Our world has been abuzz with the news that Raspberry Pi are to float on the London Stock Exchange. It seems an obvious move for a successful and ambitious company, and as they seem to be in transition from a maker of small computers into a maker of chips which happen to also go on their small computers, they will no doubt be using the float to generate the required investment to complete that process.
New Silicon Needs Lots Of Cash
When a tech startup with immense goodwill grows in this way, there’s always a worry that it could mark the start of the decline. You might for instance be concerned that a floated Raspberry Pi could bring in financial whiz-kids who let the hobbyist products wither on the vine as they license the brand here and there and perform all sorts of financial trickery in search of shareholder value and not much else. Fortunately we don’t think that this will be the case, and Eben Upton has gone to great lengths to reassure the world that his diminutive computers are safe. That is however not to say that there might be pitfalls ahead from a hobbyist Pi customer perspective, so it’s worth examining what this could mean.
As we remarked last year, the move into silicon is probably the most important part of the Pi strategy for the 2020s. The RP2040 microcontroller was the right chip with the right inventory to do well from the pandemic shortages, and on the SBCs the RP1 all-in-one peripheral gives them independence from a CPU house such as Broadcom. It’s not a difficult prediction that they will proceed further into silicon, and it wouldn’t surprise us to see a future RP chip containing a fully-fledged SoC and GPU. Compared to their many competitors who rely on phone and tablet SoCs, this would give the Pi boards a crucial edge in terms of supply chain, and control over the software.
Raspberry Pi Are A Software Company. Yes, Really.
We see a future risk in the flotation from a hobbyist perspective though, when it comes to that software. Oddly there is a convincing argument to be made that Raspberry Pi is not a hardware company but a software one. This is not because their product isn’t physical boards, but because it’s not the board which makes a Pi such a safe bet. There are a lot of other companies making Pi clones which are every bit as good as the Pi on paper, but what makes the Pi special is that almost none of them come with the breadth of software support that we see on the boards from Cambridge. If I buy a Pi I have been able to rely on OS updates and new kernels for over ten years now, a record that’s completely unmatched by their competitors except maybe the likes of the BeagleBone. So when I buy a Pi, if I want to use it, I’m really in most cases buying it for Raspberry Pi OS, not the PCB.

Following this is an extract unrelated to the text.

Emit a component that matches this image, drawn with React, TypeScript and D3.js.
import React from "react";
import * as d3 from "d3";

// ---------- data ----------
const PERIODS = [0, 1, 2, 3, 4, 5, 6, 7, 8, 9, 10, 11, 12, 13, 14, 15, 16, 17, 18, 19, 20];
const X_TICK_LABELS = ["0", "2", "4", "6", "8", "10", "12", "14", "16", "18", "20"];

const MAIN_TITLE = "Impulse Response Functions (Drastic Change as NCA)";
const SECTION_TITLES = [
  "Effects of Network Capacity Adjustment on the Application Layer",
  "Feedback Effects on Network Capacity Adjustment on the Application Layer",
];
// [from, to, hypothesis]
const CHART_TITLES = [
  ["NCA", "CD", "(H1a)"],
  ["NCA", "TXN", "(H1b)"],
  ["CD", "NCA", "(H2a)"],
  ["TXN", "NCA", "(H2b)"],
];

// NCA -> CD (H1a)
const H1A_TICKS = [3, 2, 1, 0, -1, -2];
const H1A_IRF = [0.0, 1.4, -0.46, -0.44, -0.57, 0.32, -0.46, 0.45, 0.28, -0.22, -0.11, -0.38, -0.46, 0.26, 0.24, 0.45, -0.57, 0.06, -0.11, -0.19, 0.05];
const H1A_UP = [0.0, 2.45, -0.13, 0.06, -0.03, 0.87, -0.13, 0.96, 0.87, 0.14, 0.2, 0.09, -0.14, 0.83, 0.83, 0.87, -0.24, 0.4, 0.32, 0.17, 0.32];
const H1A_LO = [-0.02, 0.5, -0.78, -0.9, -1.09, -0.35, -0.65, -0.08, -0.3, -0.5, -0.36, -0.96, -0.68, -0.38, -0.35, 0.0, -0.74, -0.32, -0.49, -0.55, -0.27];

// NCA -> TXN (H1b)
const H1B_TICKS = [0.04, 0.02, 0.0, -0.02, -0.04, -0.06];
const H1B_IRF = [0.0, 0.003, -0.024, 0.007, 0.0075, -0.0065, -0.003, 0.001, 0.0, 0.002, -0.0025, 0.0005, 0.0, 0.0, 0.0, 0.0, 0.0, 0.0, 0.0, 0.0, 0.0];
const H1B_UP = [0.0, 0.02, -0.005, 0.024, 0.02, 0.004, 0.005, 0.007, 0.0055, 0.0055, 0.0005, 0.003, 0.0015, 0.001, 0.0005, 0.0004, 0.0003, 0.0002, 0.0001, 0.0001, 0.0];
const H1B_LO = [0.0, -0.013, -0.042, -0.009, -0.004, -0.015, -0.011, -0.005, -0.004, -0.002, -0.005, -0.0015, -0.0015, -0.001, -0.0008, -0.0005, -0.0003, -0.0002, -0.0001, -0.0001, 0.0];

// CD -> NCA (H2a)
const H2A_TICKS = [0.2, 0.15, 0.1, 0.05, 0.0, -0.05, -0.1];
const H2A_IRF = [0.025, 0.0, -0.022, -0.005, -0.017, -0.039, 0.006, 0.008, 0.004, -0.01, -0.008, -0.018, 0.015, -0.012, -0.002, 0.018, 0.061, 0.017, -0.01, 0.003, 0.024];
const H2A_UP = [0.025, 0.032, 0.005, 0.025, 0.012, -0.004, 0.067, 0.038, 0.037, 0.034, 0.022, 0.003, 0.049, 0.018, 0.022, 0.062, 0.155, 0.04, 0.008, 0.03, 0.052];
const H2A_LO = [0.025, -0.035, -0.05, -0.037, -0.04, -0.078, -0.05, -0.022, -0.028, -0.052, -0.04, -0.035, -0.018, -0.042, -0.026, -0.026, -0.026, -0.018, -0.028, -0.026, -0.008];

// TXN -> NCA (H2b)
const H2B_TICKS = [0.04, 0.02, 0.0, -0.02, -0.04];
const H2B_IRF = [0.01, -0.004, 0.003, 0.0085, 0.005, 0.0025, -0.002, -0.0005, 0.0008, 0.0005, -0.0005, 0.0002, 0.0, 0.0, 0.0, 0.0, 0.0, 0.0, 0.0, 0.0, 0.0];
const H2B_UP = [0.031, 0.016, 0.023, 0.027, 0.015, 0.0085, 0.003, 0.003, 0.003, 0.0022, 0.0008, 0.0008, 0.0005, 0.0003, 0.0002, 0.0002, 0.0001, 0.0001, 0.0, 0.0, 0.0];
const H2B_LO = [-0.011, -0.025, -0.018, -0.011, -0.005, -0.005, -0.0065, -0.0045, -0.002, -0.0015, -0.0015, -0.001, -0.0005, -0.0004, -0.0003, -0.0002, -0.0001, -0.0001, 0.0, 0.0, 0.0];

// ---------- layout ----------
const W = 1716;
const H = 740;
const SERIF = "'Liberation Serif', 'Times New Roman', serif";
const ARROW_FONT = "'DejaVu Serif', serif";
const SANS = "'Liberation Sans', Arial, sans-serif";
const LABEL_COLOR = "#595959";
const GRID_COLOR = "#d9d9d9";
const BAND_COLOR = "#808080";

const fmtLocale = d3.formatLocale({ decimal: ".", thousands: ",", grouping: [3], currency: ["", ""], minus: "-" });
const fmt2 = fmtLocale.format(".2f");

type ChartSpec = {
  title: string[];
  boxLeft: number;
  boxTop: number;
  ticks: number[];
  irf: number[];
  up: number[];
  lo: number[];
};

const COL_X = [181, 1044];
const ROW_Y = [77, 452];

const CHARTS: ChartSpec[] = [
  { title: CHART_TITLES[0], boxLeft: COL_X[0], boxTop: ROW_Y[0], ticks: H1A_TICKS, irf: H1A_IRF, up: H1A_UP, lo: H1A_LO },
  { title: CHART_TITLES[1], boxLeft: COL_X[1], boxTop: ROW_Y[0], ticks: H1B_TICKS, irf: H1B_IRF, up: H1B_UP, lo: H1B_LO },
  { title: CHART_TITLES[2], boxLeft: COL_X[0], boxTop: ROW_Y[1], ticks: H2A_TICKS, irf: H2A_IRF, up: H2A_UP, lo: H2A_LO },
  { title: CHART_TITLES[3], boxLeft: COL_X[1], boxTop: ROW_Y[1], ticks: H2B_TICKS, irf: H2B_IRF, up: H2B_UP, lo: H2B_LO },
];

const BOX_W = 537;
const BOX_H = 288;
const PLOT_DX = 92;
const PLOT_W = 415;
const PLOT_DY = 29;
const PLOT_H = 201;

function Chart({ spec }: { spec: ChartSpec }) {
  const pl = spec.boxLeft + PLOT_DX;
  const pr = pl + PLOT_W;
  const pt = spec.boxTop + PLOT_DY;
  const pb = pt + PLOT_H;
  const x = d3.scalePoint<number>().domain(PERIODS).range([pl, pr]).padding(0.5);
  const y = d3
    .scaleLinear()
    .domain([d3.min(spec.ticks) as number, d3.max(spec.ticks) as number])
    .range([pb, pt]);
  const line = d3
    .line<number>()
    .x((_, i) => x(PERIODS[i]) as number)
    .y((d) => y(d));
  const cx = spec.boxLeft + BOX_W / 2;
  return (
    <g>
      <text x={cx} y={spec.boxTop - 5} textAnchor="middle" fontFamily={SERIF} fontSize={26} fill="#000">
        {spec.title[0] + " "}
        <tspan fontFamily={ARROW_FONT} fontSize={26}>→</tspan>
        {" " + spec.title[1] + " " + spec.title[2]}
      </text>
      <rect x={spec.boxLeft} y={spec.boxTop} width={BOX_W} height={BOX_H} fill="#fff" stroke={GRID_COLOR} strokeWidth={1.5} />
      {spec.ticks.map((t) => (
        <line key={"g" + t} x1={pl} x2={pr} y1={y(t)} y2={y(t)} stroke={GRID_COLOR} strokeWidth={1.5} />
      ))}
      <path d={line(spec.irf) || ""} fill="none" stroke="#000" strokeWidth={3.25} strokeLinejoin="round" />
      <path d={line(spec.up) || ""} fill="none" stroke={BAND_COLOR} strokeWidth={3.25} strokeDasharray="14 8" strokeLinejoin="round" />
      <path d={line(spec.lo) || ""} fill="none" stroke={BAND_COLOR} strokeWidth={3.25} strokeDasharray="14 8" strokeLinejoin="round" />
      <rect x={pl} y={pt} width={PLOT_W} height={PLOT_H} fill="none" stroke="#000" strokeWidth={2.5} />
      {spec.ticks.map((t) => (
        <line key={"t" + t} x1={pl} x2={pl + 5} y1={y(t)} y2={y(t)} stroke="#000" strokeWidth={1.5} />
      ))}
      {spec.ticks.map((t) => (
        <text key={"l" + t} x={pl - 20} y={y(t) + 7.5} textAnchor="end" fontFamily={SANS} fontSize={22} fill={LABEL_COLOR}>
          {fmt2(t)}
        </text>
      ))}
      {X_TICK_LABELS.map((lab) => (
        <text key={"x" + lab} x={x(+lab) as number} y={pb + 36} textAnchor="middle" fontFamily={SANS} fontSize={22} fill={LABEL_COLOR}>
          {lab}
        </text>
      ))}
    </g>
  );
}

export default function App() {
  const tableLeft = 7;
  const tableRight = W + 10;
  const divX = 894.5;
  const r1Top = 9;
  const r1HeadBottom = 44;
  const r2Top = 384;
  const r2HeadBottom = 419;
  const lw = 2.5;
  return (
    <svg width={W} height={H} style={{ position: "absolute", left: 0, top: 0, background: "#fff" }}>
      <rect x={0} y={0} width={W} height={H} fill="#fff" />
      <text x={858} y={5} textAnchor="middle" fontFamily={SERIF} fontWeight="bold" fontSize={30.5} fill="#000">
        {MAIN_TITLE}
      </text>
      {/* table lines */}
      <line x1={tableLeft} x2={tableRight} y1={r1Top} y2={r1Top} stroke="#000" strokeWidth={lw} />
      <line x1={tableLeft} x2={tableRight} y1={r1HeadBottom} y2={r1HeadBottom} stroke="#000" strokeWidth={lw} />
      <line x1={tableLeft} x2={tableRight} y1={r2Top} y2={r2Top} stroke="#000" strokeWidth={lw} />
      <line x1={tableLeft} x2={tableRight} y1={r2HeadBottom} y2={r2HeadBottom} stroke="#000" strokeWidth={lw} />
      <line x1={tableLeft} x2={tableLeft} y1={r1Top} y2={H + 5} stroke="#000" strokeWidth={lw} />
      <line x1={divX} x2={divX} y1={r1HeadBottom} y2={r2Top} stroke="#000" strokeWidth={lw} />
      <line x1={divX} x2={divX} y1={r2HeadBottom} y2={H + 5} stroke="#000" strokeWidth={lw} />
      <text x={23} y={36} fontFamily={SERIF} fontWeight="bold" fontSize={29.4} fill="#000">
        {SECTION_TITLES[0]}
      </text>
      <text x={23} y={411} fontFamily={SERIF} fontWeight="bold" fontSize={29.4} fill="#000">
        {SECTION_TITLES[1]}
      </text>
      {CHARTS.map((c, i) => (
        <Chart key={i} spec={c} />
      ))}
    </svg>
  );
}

That risk comes in Raspberry Pi OS being a freely available open source operating system, which is behind the phenomenal success of the Pi line, but which is not a revenue stream for them in itself. We can’t see Eben Upton and the Pi people doing this, but if we were to imagine a corporate in the grip of hard-nosed bean counters, we could also imagine the prospect of trying to monetise their software crossing their minds. After all, it would hardly be the first time this has happened.

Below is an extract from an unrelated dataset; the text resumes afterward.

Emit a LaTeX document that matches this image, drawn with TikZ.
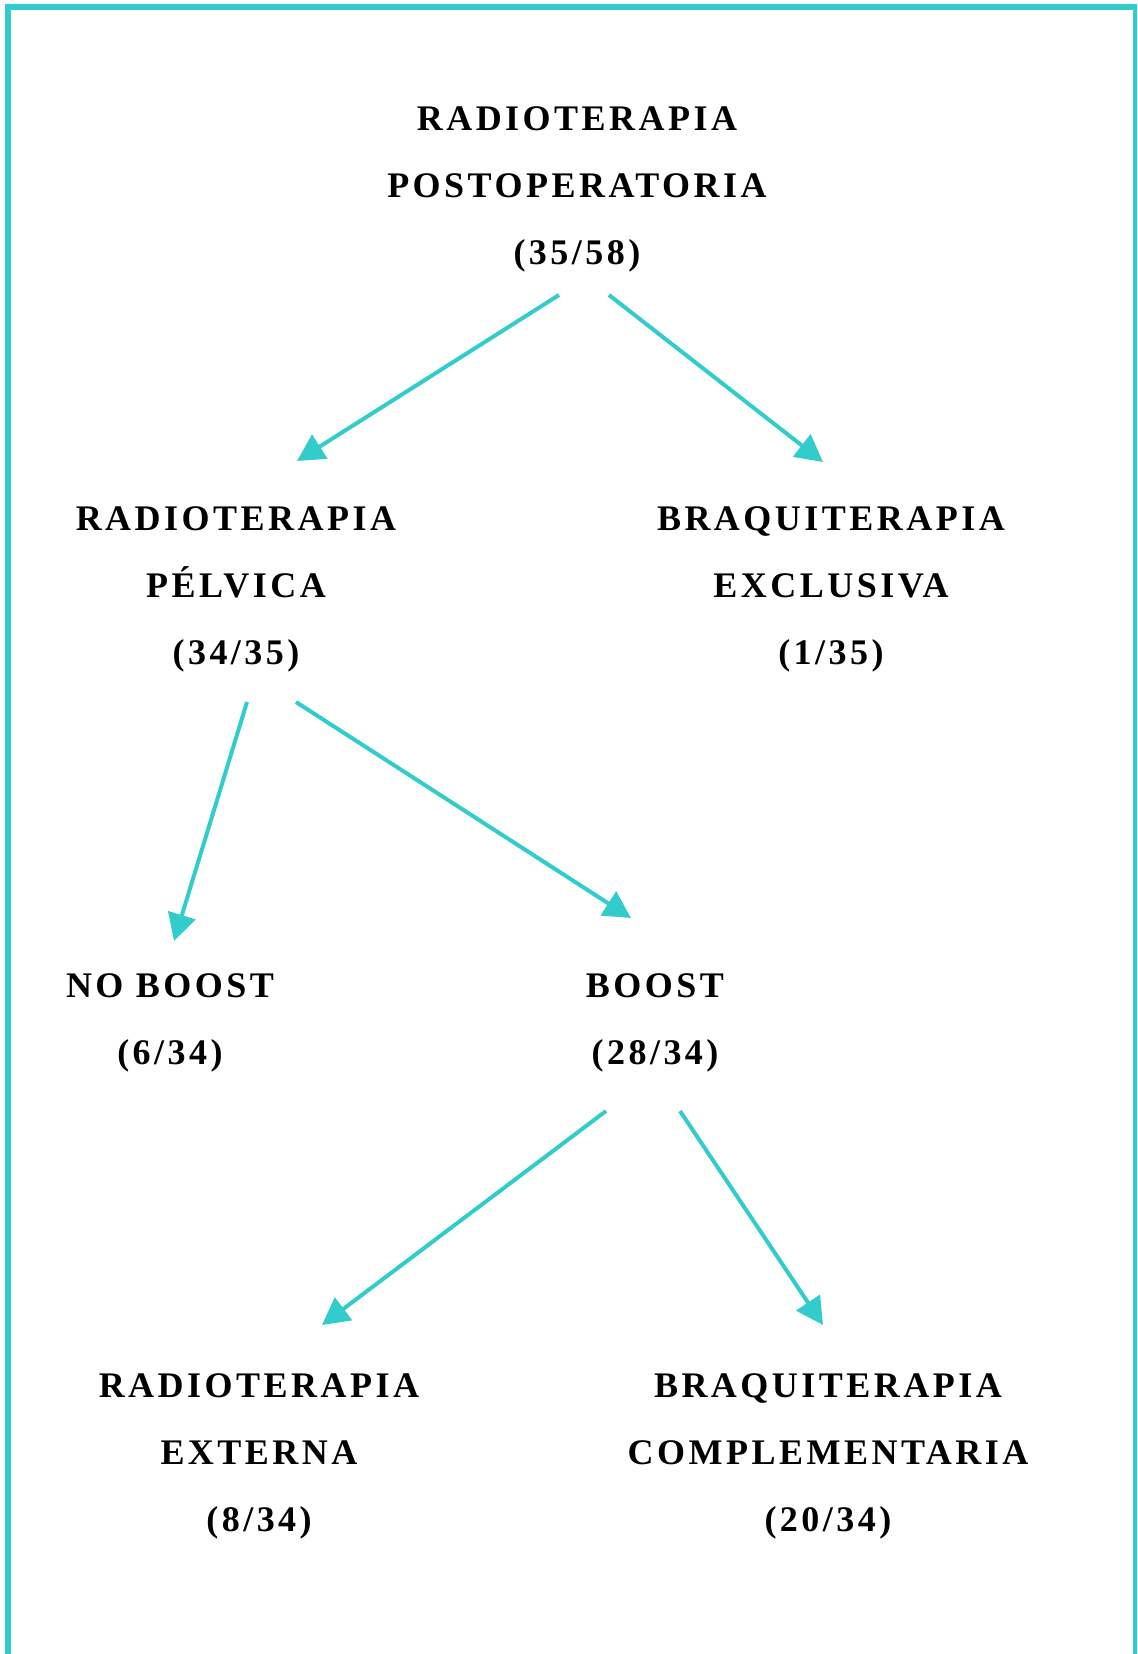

The Hackaday crystal ball is cloudly, but our view is that an expanded Raspberry Pi is more likely to go on to greater things than to make such a faux pas as we’ve described above. We look forward with anticipation to future RP silicon, and we’ll bring you more on the float as it appears. It’s worth remembering though, that the next decade is also likely to produce exciting developments in open source hardware. Will Hackaday readers be so worried about the direction of a commercial board when they can load a RISC-V SoC onto an FPGA without breaking the bank? The next few years are going to be exciting.